■ To do: Every entry below should be transcribed exactly; pictures stay out of the copy.

_ _ _ _ _ _ _

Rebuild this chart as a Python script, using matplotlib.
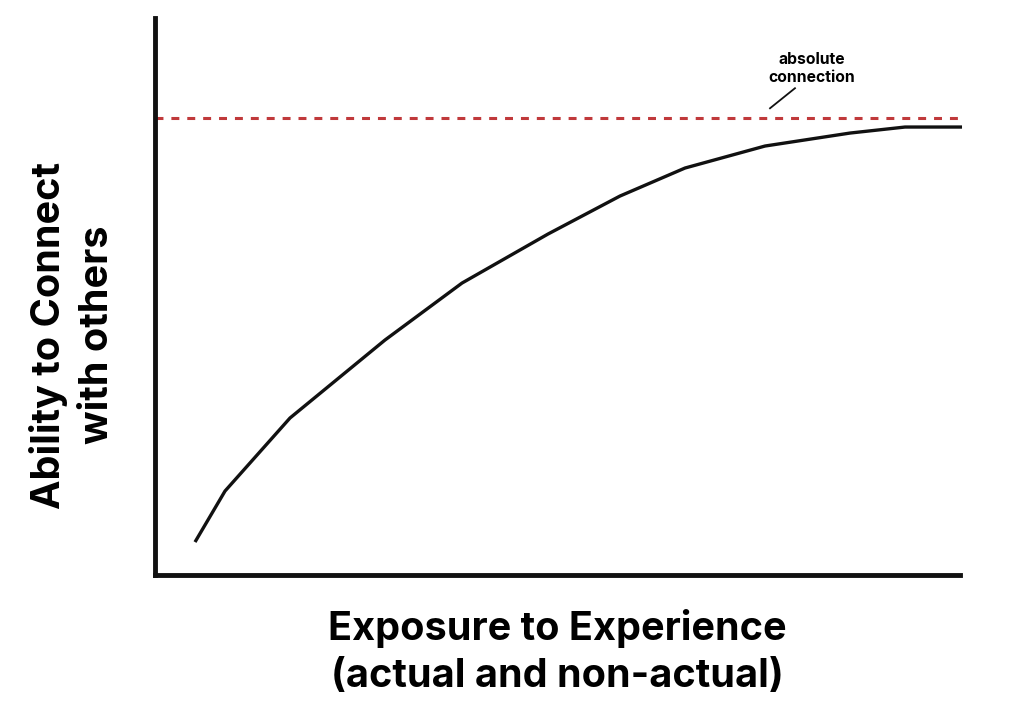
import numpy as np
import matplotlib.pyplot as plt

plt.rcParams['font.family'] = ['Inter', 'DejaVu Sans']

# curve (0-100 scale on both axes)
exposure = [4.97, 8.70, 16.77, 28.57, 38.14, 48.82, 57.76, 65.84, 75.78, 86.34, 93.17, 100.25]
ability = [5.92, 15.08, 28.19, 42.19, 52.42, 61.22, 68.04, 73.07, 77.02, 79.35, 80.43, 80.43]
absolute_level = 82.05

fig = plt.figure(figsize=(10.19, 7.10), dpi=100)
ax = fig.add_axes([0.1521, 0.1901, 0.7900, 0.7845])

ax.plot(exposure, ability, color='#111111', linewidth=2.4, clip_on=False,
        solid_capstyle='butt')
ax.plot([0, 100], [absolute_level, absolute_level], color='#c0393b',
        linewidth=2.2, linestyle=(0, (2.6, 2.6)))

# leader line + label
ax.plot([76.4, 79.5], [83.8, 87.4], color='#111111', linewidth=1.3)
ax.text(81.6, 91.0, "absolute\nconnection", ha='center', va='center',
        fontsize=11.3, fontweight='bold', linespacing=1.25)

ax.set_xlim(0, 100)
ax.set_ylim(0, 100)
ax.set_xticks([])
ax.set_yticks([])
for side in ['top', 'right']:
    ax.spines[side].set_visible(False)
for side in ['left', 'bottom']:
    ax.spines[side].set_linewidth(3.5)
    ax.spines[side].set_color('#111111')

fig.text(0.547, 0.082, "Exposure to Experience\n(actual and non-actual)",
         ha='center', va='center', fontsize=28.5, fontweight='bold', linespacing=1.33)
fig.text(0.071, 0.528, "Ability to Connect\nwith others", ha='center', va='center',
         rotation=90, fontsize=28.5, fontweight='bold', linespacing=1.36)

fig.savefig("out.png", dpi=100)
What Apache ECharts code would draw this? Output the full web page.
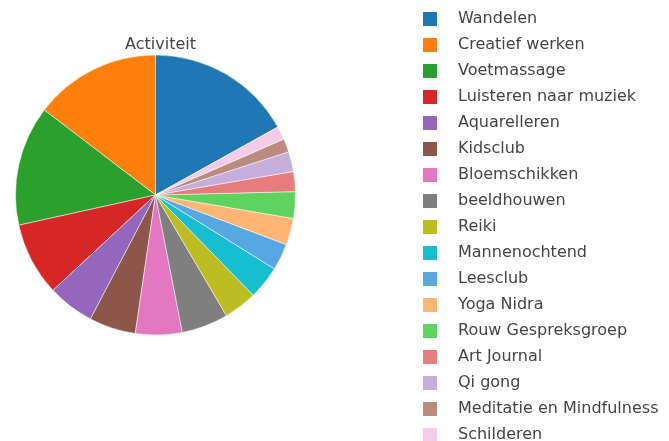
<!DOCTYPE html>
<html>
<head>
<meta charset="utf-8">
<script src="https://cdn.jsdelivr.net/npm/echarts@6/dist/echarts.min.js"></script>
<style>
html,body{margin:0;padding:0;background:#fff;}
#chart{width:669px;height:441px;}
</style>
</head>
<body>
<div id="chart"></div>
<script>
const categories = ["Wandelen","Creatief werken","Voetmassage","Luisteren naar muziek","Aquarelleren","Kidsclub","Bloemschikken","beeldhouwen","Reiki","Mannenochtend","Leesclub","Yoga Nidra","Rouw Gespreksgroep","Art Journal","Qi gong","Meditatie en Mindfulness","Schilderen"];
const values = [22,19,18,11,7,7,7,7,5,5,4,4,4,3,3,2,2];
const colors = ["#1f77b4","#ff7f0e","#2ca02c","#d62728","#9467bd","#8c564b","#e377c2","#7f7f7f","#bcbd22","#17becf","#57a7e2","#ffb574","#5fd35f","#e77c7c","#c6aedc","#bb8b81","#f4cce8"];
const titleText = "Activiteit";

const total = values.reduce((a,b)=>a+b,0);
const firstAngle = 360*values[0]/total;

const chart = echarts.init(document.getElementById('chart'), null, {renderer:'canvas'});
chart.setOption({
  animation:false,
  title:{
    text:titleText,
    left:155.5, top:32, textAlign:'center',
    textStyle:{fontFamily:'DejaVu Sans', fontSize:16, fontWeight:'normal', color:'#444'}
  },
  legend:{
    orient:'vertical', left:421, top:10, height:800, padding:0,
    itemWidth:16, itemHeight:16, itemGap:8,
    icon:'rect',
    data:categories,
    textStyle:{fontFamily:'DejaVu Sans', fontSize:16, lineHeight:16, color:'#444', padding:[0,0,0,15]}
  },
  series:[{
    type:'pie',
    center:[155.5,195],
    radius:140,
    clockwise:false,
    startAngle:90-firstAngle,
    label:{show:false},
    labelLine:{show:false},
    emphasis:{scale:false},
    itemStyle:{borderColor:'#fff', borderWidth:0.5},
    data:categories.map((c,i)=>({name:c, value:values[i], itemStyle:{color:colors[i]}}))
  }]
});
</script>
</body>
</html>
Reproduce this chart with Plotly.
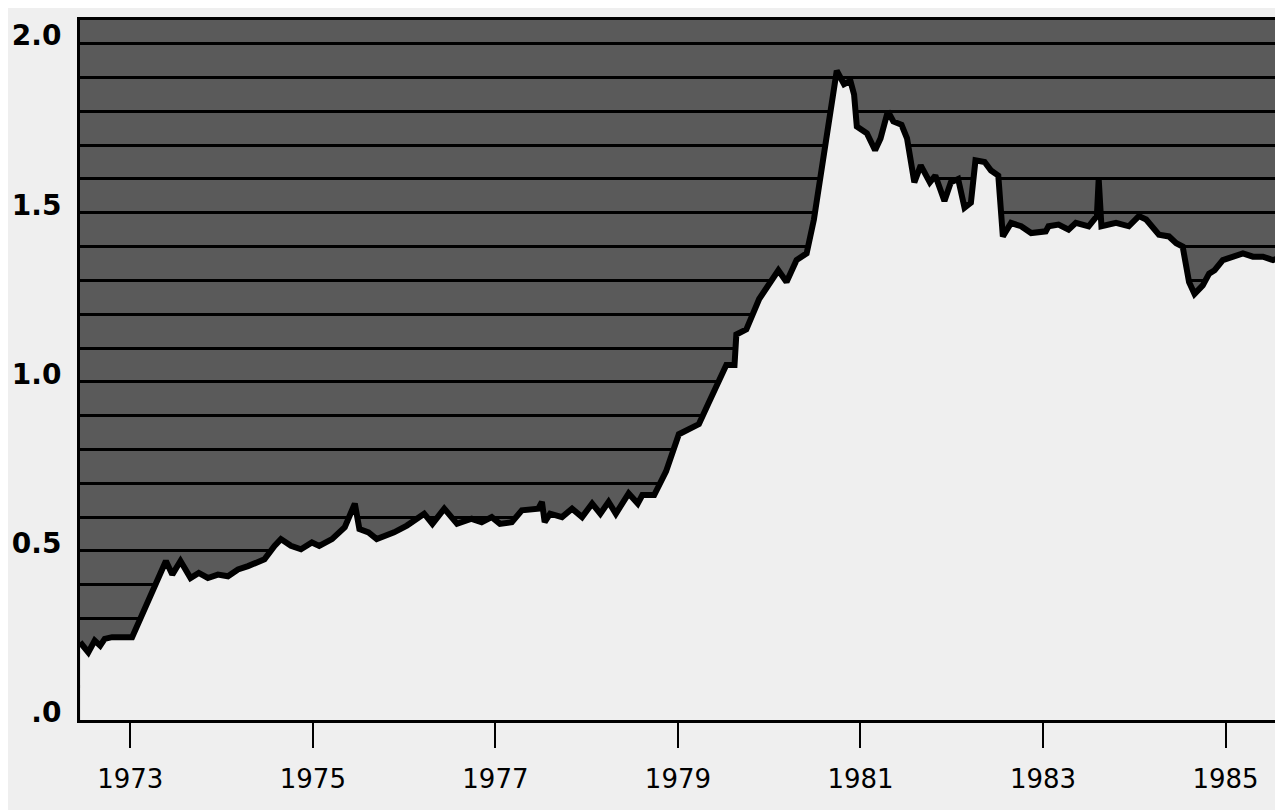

_ _ _ _ _ _ _

■ Solution to the problem:
Rebuild this chart as a Python script, using matplotlib.
import numpy as np
import matplotlib.pyplot as plt

plt.rcParams['font.family'] = ['Inter', 'DejaVu Sans']

# curve (0-100 scale on both axes)
exposure = [4.97, 8.70, 16.77, 28.57, 38.14, 48.82, 57.76, 65.84, 75.78, 86.34, 93.17, 100.25]
ability = [5.92, 15.08, 28.19, 42.19, 52.42, 61.22, 68.04, 73.07, 77.02, 79.35, 80.43, 80.43]
absolute_level = 82.05

fig = plt.figure(figsize=(10.19, 7.10), dpi=100)
ax = fig.add_axes([0.1521, 0.1901, 0.7900, 0.7845])

ax.plot(exposure, ability, color='#111111', linewidth=2.4, clip_on=False,
        solid_capstyle='butt')
ax.plot([0, 100], [absolute_level, absolute_level], color='#c0393b',
        linewidth=2.2, linestyle=(0, (2.6, 2.6)))

# leader line + label
ax.plot([76.4, 79.5], [83.8, 87.4], color='#111111', linewidth=1.3)
ax.text(81.6, 91.0, "absolute\nconnection", ha='center', va='center',
        fontsize=11.3, fontweight='bold', linespacing=1.25)

ax.set_xlim(0, 100)
ax.set_ylim(0, 100)
ax.set_xticks([])
ax.set_yticks([])
for side in ['top', 'right']:
    ax.spines[side].set_visible(False)
for side in ['left', 'bottom']:
    ax.spines[side].set_linewidth(3.5)
    ax.spines[side].set_color('#111111')

fig.text(0.547, 0.082, "Exposure to Experience\n(actual and non-actual)",
         ha='center', va='center', fontsize=28.5, fontweight='bold', linespacing=1.33)
fig.text(0.071, 0.528, "Ability to Connect\nwith others", ha='center', va='center',
         rotation=90, fontsize=28.5, fontweight='bold', linespacing=1.36)

fig.savefig("out.png", dpi=100)
What Apache ECharts code would draw this? Output the full web page.
<!DOCTYPE html>
<html>
<head>
<meta charset="utf-8">
<script src="https://cdn.jsdelivr.net/npm/echarts@6/dist/echarts.min.js"></script>
<style>
html,body{margin:0;padding:0;background:#fff;}
#chart{width:669px;height:441px;}
</style>
</head>
<body>
<div id="chart"></div>
<script>
const categories = ["Wandelen","Creatief werken","Voetmassage","Luisteren naar muziek","Aquarelleren","Kidsclub","Bloemschikken","beeldhouwen","Reiki","Mannenochtend","Leesclub","Yoga Nidra","Rouw Gespreksgroep","Art Journal","Qi gong","Meditatie en Mindfulness","Schilderen"];
const values = [22,19,18,11,7,7,7,7,5,5,4,4,4,3,3,2,2];
const colors = ["#1f77b4","#ff7f0e","#2ca02c","#d62728","#9467bd","#8c564b","#e377c2","#7f7f7f","#bcbd22","#17becf","#57a7e2","#ffb574","#5fd35f","#e77c7c","#c6aedc","#bb8b81","#f4cce8"];
const titleText = "Activiteit";

const total = values.reduce((a,b)=>a+b,0);
const firstAngle = 360*values[0]/total;

const chart = echarts.init(document.getElementById('chart'), null, {renderer:'canvas'});
chart.setOption({
  animation:false,
  title:{
    text:titleText,
    left:155.5, top:32, textAlign:'center',
    textStyle:{fontFamily:'DejaVu Sans', fontSize:16, fontWeight:'normal', color:'#444'}
  },
  legend:{
    orient:'vertical', left:421, top:10, height:800, padding:0,
    itemWidth:16, itemHeight:16, itemGap:8,
    icon:'rect',
    data:categories,
    textStyle:{fontFamily:'DejaVu Sans', fontSize:16, lineHeight:16, color:'#444', padding:[0,0,0,15]}
  },
  series:[{
    type:'pie',
    center:[155.5,195],
    radius:140,
    clockwise:false,
    startAngle:90-firstAngle,
    label:{show:false},
    labelLine:{show:false},
    emphasis:{scale:false},
    itemStyle:{borderColor:'#fff', borderWidth:0.5},
    data:categories.map((c,i)=>({name:c, value:values[i], itemStyle:{color:colors[i]}}))
  }]
});
</script>
</body>
</html>
Reproduce this chart with Plotly.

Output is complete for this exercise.